-------- SOURCE MATERIAL

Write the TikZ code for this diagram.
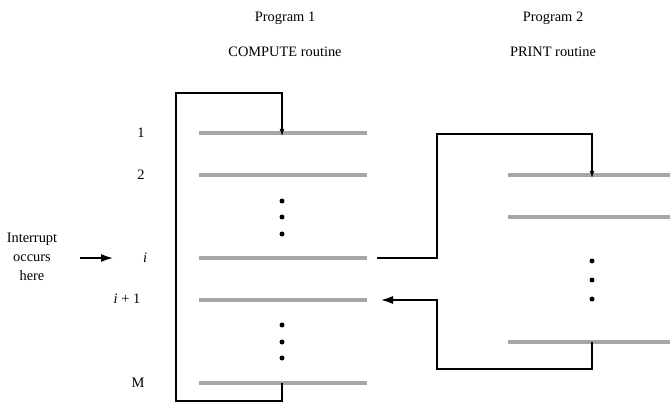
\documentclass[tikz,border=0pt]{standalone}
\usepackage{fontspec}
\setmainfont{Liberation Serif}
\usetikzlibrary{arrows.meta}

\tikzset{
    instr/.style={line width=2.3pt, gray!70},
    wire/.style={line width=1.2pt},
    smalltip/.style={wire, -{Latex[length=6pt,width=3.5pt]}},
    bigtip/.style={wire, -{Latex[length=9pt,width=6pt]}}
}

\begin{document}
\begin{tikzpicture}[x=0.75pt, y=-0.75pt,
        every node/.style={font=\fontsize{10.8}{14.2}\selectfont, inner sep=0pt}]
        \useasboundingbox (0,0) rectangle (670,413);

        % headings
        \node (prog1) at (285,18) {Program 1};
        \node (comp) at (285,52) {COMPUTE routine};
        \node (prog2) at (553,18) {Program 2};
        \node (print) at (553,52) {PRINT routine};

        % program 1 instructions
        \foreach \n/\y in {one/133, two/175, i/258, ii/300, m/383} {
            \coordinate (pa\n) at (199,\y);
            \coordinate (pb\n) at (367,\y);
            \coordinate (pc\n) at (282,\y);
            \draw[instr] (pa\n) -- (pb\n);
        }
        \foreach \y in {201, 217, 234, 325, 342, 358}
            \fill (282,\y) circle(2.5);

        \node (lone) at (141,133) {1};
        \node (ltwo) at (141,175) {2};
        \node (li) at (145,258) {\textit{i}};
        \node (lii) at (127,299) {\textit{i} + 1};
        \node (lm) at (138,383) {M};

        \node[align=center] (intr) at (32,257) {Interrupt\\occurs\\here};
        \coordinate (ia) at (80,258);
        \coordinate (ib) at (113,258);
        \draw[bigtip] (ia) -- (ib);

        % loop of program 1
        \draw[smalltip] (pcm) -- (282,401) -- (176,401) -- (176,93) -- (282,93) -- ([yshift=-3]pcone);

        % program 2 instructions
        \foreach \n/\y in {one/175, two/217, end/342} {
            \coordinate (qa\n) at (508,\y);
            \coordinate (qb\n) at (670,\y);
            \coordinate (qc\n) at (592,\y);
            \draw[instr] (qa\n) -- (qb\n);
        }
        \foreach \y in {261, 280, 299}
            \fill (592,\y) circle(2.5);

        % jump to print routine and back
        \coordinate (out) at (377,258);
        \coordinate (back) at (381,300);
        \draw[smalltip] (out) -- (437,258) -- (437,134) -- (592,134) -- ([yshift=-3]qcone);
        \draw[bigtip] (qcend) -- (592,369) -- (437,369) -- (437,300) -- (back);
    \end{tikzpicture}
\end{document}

----------------

Pictures are excluded; output everything else in the data verbatim.

* _IN RESPONSE_
Write the TikZ code for this diagram.
\documentclass[tikz,border=0pt]{standalone}
\usepackage{fontspec}
\setmainfont{Liberation Serif}
\usetikzlibrary{arrows.meta}

\tikzset{
    instr/.style={line width=2.3pt, gray!70},
    wire/.style={line width=1.2pt},
    smalltip/.style={wire, -{Latex[length=6pt,width=3.5pt]}},
    bigtip/.style={wire, -{Latex[length=9pt,width=6pt]}}
}

\begin{document}
\begin{tikzpicture}[x=0.75pt, y=-0.75pt,
        every node/.style={font=\fontsize{10.8}{14.2}\selectfont, inner sep=0pt}]
        \useasboundingbox (0,0) rectangle (670,413);

        % headings
        \node (prog1) at (285,18) {Program 1};
        \node (comp) at (285,52) {COMPUTE routine};
        \node (prog2) at (553,18) {Program 2};
        \node (print) at (553,52) {PRINT routine};

        % program 1 instructions
        \foreach \n/\y in {one/133, two/175, i/258, ii/300, m/383} {
            \coordinate (pa\n) at (199,\y);
            \coordinate (pb\n) at (367,\y);
            \coordinate (pc\n) at (282,\y);
            \draw[instr] (pa\n) -- (pb\n);
        }
        \foreach \y in {201, 217, 234, 325, 342, 358}
            \fill (282,\y) circle(2.5);

        \node (lone) at (141,133) {1};
        \node (ltwo) at (141,175) {2};
        \node (li) at (145,258) {\textit{i}};
        \node (lii) at (127,299) {\textit{i} + 1};
        \node (lm) at (138,383) {M};

        \node[align=center] (intr) at (32,257) {Interrupt\\occurs\\here};
        \coordinate (ia) at (80,258);
        \coordinate (ib) at (113,258);
        \draw[bigtip] (ia) -- (ib);

        % loop of program 1
        \draw[smalltip] (pcm) -- (282,401) -- (176,401) -- (176,93) -- (282,93) -- ([yshift=-3]pcone);

        % program 2 instructions
        \foreach \n/\y in {one/175, two/217, end/342} {
            \coordinate (qa\n) at (508,\y);
            \coordinate (qb\n) at (670,\y);
            \coordinate (qc\n) at (592,\y);
            \draw[instr] (qa\n) -- (qb\n);
        }
        \foreach \y in {261, 280, 299}
            \fill (592,\y) circle(2.5);

        % jump to print routine and back
        \coordinate (out) at (377,258);
        \coordinate (back) at (381,300);
        \draw[smalltip] (out) -- (437,258) -- (437,134) -- (592,134) -- ([yshift=-3]qcone);
        \draw[bigtip] (qcend) -- (592,369) -- (437,369) -- (437,300) -- (back);
    \end{tikzpicture}
\end{document}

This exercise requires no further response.